GIVEN INSTRUCTION
Gather every line holding the string "React".

SOURCE MATERIAL
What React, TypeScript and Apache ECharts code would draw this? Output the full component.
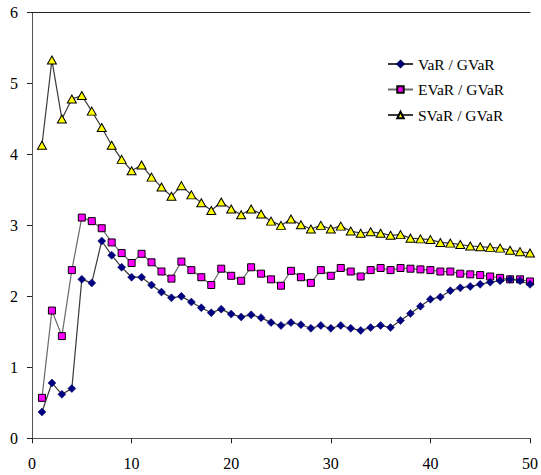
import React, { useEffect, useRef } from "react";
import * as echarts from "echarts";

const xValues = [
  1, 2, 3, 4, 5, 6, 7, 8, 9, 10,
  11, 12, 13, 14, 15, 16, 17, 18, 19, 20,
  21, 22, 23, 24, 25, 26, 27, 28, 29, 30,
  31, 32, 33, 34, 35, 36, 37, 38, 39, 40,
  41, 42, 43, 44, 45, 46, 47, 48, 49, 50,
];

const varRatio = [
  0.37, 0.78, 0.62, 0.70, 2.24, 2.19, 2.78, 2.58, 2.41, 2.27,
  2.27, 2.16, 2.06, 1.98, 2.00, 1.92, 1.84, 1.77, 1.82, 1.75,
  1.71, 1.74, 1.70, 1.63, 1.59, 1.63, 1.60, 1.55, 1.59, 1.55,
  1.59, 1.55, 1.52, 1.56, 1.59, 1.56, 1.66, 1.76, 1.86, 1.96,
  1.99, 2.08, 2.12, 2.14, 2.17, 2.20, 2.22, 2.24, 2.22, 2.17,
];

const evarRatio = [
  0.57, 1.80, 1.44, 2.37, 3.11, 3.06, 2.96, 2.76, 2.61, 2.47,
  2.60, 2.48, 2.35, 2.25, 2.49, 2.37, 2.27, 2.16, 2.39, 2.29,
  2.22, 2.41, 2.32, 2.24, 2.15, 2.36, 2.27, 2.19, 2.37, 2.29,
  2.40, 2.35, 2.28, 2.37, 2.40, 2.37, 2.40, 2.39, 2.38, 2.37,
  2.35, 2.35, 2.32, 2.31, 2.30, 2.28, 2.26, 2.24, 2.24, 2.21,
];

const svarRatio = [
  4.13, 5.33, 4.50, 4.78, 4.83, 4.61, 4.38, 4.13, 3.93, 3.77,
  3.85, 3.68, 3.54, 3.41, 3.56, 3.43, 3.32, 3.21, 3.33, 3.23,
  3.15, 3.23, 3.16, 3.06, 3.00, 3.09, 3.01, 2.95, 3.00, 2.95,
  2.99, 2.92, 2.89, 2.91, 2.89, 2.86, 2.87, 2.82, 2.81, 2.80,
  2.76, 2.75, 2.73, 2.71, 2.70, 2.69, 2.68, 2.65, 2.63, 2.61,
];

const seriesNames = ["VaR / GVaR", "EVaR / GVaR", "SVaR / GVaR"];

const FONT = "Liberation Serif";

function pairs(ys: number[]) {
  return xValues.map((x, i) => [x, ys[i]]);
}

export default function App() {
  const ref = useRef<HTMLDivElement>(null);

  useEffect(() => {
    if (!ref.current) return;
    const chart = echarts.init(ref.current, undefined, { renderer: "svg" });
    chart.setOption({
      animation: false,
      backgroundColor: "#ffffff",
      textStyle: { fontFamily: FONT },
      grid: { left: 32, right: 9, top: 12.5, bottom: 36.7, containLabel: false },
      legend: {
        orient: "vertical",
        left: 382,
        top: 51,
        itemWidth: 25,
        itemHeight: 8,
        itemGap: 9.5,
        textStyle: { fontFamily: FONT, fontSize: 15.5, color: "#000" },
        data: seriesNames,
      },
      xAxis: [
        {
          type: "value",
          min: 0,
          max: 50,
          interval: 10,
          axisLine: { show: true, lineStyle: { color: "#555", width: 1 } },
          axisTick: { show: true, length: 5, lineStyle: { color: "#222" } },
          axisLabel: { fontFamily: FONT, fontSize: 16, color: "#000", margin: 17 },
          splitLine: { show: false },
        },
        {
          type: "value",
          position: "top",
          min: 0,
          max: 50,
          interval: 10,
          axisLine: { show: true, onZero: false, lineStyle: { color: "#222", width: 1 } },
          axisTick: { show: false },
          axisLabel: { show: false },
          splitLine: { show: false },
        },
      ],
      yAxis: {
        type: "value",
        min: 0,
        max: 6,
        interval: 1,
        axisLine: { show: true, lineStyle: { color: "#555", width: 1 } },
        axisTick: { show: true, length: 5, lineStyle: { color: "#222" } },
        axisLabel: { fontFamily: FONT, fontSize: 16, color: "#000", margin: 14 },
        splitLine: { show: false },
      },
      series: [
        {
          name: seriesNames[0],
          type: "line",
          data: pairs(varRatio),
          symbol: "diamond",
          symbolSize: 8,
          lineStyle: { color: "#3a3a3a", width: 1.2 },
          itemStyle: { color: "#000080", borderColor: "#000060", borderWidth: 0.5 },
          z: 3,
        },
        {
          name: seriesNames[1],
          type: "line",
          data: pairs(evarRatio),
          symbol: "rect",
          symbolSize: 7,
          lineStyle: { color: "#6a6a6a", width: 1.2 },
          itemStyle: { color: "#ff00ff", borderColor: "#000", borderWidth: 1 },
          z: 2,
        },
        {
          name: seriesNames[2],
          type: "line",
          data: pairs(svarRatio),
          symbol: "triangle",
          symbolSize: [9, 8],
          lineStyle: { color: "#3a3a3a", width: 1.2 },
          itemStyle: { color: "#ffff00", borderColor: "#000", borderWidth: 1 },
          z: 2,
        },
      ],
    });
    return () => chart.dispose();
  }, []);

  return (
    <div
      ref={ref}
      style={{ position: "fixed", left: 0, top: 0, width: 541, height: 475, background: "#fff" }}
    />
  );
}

THE RESULT
What React, TypeScript and Apache ECharts code would draw this? Output the full component.
import React, { useEffect, useRef } from "react";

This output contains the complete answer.